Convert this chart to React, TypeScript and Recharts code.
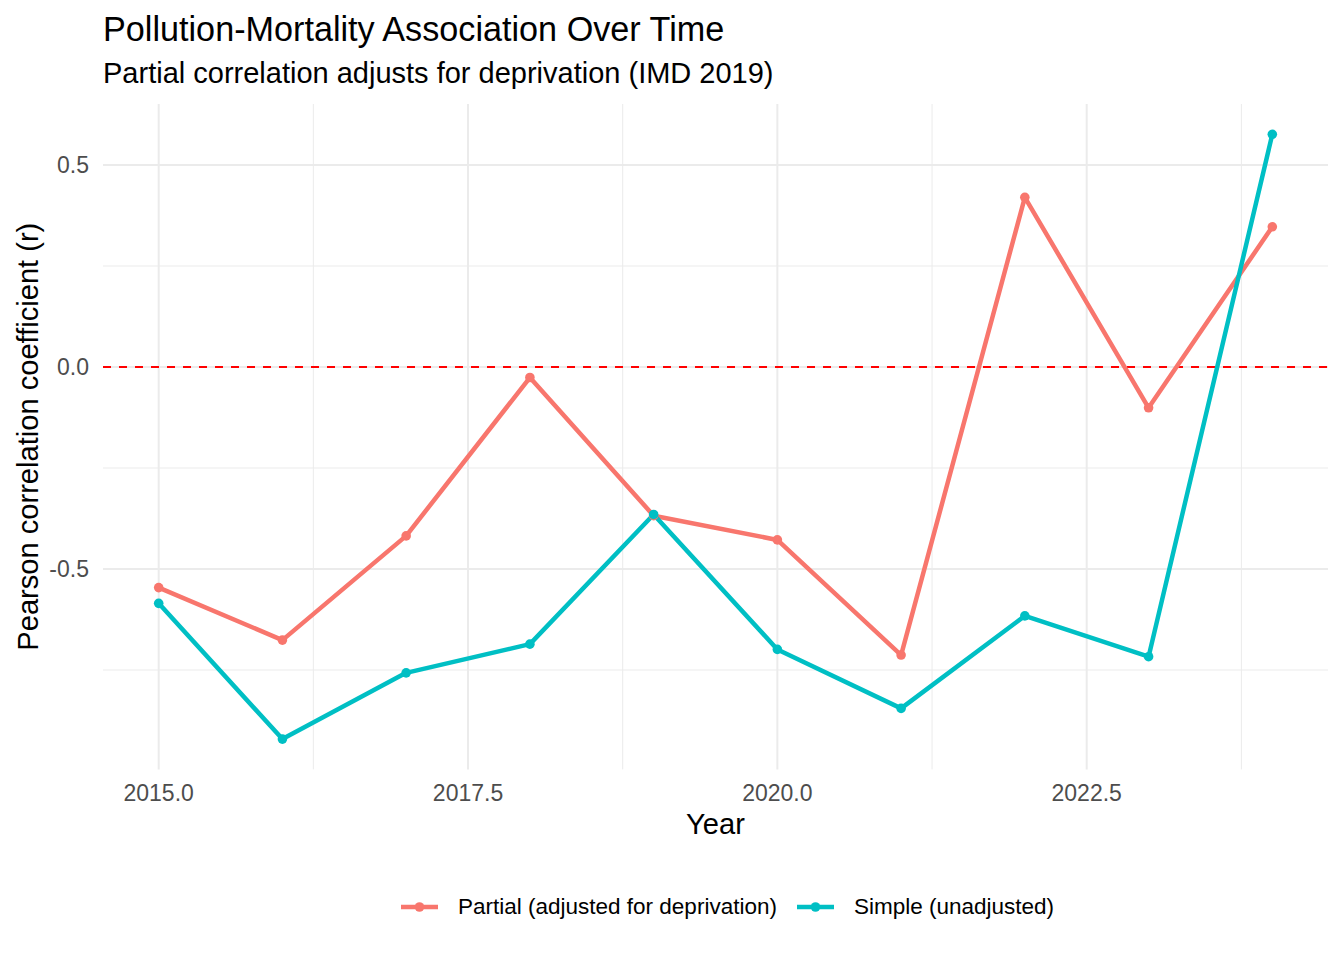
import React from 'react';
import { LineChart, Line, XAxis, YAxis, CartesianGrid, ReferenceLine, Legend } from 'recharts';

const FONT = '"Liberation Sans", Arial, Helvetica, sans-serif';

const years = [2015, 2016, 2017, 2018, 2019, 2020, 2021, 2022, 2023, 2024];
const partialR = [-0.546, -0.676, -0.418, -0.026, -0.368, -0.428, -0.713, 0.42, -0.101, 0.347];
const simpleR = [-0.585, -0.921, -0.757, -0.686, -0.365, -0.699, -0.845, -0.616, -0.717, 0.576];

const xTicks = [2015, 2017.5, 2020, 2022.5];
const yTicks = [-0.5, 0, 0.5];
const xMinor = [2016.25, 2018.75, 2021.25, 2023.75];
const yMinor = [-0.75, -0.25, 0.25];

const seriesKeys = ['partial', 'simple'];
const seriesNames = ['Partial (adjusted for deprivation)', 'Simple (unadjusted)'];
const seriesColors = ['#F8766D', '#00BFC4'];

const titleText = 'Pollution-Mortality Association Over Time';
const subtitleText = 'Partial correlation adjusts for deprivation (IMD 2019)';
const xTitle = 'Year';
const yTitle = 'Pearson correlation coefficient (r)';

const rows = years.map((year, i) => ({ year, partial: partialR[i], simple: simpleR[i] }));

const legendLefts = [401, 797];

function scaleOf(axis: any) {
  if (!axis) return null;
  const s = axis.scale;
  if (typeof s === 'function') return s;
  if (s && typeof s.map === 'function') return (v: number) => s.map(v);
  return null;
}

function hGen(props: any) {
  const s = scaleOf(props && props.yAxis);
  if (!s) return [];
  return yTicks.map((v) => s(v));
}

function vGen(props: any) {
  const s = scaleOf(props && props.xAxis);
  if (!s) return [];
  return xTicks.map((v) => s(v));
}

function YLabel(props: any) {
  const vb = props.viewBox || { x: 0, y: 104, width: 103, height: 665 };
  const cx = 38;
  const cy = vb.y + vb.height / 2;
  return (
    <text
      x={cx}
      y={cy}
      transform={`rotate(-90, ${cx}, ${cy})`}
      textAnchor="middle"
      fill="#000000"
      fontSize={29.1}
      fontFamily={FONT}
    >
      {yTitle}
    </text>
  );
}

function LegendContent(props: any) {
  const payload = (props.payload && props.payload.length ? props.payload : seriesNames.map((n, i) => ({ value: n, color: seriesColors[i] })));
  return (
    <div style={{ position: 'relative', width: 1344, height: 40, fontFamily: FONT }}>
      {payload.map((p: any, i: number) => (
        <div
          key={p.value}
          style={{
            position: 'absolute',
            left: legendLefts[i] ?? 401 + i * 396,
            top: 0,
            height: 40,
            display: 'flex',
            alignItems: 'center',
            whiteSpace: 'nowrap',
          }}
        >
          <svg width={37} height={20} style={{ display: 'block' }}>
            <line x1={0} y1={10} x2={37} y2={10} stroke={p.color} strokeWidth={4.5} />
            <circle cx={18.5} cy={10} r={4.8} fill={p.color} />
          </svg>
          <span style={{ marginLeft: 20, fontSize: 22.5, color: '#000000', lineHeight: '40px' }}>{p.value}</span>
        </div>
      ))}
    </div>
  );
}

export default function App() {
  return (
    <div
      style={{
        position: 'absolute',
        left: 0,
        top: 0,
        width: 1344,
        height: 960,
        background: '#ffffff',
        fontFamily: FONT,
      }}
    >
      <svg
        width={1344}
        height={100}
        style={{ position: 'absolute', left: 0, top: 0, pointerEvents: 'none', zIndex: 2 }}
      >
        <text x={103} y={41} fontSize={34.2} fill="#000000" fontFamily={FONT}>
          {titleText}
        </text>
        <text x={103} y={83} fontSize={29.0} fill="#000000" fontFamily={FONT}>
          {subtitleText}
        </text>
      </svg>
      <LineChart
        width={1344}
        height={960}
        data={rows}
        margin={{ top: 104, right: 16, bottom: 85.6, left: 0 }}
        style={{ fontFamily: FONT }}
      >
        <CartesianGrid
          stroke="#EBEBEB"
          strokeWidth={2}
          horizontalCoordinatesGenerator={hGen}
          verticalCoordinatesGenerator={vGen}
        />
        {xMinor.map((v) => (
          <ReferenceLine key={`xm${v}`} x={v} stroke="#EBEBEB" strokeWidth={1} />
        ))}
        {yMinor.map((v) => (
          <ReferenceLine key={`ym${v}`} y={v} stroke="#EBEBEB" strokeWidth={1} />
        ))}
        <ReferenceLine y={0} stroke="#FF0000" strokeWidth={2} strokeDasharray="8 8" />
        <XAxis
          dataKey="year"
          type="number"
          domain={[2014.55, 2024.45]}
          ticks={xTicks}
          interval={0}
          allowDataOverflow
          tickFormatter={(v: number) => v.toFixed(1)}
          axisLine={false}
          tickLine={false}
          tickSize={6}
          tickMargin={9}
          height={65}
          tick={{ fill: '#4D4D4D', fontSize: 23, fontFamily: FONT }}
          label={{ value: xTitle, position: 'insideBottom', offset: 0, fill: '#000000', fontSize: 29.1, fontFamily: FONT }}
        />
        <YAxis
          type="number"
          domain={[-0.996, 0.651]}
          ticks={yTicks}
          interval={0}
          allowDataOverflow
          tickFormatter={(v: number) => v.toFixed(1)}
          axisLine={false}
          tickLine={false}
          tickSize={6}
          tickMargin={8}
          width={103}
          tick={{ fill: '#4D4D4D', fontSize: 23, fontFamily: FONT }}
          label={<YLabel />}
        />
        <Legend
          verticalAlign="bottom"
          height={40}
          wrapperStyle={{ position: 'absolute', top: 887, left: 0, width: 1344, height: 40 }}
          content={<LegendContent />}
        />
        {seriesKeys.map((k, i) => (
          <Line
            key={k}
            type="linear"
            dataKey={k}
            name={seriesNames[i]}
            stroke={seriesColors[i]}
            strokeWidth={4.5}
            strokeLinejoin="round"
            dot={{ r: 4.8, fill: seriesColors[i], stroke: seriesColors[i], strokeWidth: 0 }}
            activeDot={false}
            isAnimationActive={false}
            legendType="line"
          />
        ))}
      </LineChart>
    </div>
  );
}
☆ ☆ ☆ ☆
• [Brief] Write out each line of the data exactly; the images should be left out.

• [Solution to the exercise]
Convert this chart to React, TypeScript and Recharts code.
import React from 'react';
import { LineChart, Line, XAxis, YAxis, CartesianGrid, ReferenceLine, Legend } from 'recharts';

const FONT = '"Liberation Sans", Arial, Helvetica, sans-serif';

const years = [2015, 2016, 2017, 2018, 2019, 2020, 2021, 2022, 2023, 2024];
const partialR = [-0.546, -0.676, -0.418, -0.026, -0.368, -0.428, -0.713, 0.42, -0.101, 0.347];
const simpleR = [-0.585, -0.921, -0.757, -0.686, -0.365, -0.699, -0.845, -0.616, -0.717, 0.576];

const xTicks = [2015, 2017.5, 2020, 2022.5];
const yTicks = [-0.5, 0, 0.5];
const xMinor = [2016.25, 2018.75, 2021.25, 2023.75];
const yMinor = [-0.75, -0.25, 0.25];

const seriesKeys = ['partial', 'simple'];
const seriesNames = ['Partial (adjusted for deprivation)', 'Simple (unadjusted)'];
const seriesColors = ['#F8766D', '#00BFC4'];

const titleText = 'Pollution-Mortality Association Over Time';
const subtitleText = 'Partial correlation adjusts for deprivation (IMD 2019)';
const xTitle = 'Year';
const yTitle = 'Pearson correlation coefficient (r)';

const rows = years.map((year, i) => ({ year, partial: partialR[i], simple: simpleR[i] }));

const legendLefts = [401, 797];

function scaleOf(axis: any) {
  if (!axis) return null;
  const s = axis.scale;
  if (typeof s === 'function') return s;
  if (s && typeof s.map === 'function') return (v: number) => s.map(v);
  return null;
}

function hGen(props: any) {
  const s = scaleOf(props && props.yAxis);
  if (!s) return [];
  return yTicks.map((v) => s(v));
}

function vGen(props: any) {
  const s = scaleOf(props && props.xAxis);
  if (!s) return [];
  return xTicks.map((v) => s(v));
}

function YLabel(props: any) {
  const vb = props.viewBox || { x: 0, y: 104, width: 103, height: 665 };
  const cx = 38;
  const cy = vb.y + vb.height / 2;
  return (
    <text
      x={cx}
      y={cy}
      transform={`rotate(-90, ${cx}, ${cy})`}
      textAnchor="middle"
      fill="#000000"
      fontSize={29.1}
      fontFamily={FONT}
    >
      {yTitle}
    </text>
  );
}

function LegendContent(props: any) {
  const payload = (props.payload && props.payload.length ? props.payload : seriesNames.map((n, i) => ({ value: n, color: seriesColors[i] })));
  return (
    <div style={{ position: 'relative', width: 1344, height: 40, fontFamily: FONT }}>
      {payload.map((p: any, i: number) => (
        <div
          key={p.value}
          style={{
            position: 'absolute',
            left: legendLefts[i] ?? 401 + i * 396,
            top: 0,
            height: 40,
            display: 'flex',
            alignItems: 'center',
            whiteSpace: 'nowrap',
          }}
        >
          <svg width={37} height={20} style={{ display: 'block' }}>
            <line x1={0} y1={10} x2={37} y2={10} stroke={p.color} strokeWidth={4.5} />
            <circle cx={18.5} cy={10} r={4.8} fill={p.color} />
          </svg>
          <span style={{ marginLeft: 20, fontSize: 22.5, color: '#000000', lineHeight: '40px' }}>{p.value}</span>
        </div>
      ))}
    </div>
  );
}

export default function App() {
  return (
    <div
      style={{
        position: 'absolute',
        left: 0,
        top: 0,
        width: 1344,
        height: 960,
        background: '#ffffff',
        fontFamily: FONT,
      }}
    >
      <svg
        width={1344}
        height={100}
        style={{ position: 'absolute', left: 0, top: 0, pointerEvents: 'none', zIndex: 2 }}
      >
        <text x={103} y={41} fontSize={34.2} fill="#000000" fontFamily={FONT}>
          {titleText}
        </text>
        <text x={103} y={83} fontSize={29.0} fill="#000000" fontFamily={FONT}>
          {subtitleText}
        </text>
      </svg>
      <LineChart
        width={1344}
        height={960}
        data={rows}
        margin={{ top: 104, right: 16, bottom: 85.6, left: 0 }}
        style={{ fontFamily: FONT }}
      >
        <CartesianGrid
          stroke="#EBEBEB"
          strokeWidth={2}
          horizontalCoordinatesGenerator={hGen}
          verticalCoordinatesGenerator={vGen}
        />
        {xMinor.map((v) => (
          <ReferenceLine key={`xm${v}`} x={v} stroke="#EBEBEB" strokeWidth={1} />
        ))}
        {yMinor.map((v) => (
          <ReferenceLine key={`ym${v}`} y={v} stroke="#EBEBEB" strokeWidth={1} />
        ))}
        <ReferenceLine y={0} stroke="#FF0000" strokeWidth={2} strokeDasharray="8 8" />
        <XAxis
          dataKey="year"
          type="number"
          domain={[2014.55, 2024.45]}
          ticks={xTicks}
          interval={0}
          allowDataOverflow
          tickFormatter={(v: number) => v.toFixed(1)}
          axisLine={false}
          tickLine={false}
          tickSize={6}
          tickMargin={9}
          height={65}
          tick={{ fill: '#4D4D4D', fontSize: 23, fontFamily: FONT }}
          label={{ value: xTitle, position: 'insideBottom', offset: 0, fill: '#000000', fontSize: 29.1, fontFamily: FONT }}
        />
        <YAxis
          type="number"
          domain={[-0.996, 0.651]}
          ticks={yTicks}
          interval={0}
          allowDataOverflow
          tickFormatter={(v: number) => v.toFixed(1)}
          axisLine={false}
          tickLine={false}
          tickSize={6}
          tickMargin={8}
          width={103}
          tick={{ fill: '#4D4D4D', fontSize: 23, fontFamily: FONT }}
          label={<YLabel />}
        />
        <Legend
          verticalAlign="bottom"
          height={40}
          wrapperStyle={{ position: 'absolute', top: 887, left: 0, width: 1344, height: 40 }}
          content={<LegendContent />}
        />
        {seriesKeys.map((k, i) => (
          <Line
            key={k}
            type="linear"
            dataKey={k}
            name={seriesNames[i]}
            stroke={seriesColors[i]}
            strokeWidth={4.5}
            strokeLinejoin="round"
            dot={{ r: 4.8, fill: seriesColors[i], stroke: seriesColors[i], strokeWidth: 0 }}
            activeDot={false}
            isAnimationActive={false}
            legendType="line"
          />
        ))}
      </LineChart>
    </div>
  );
}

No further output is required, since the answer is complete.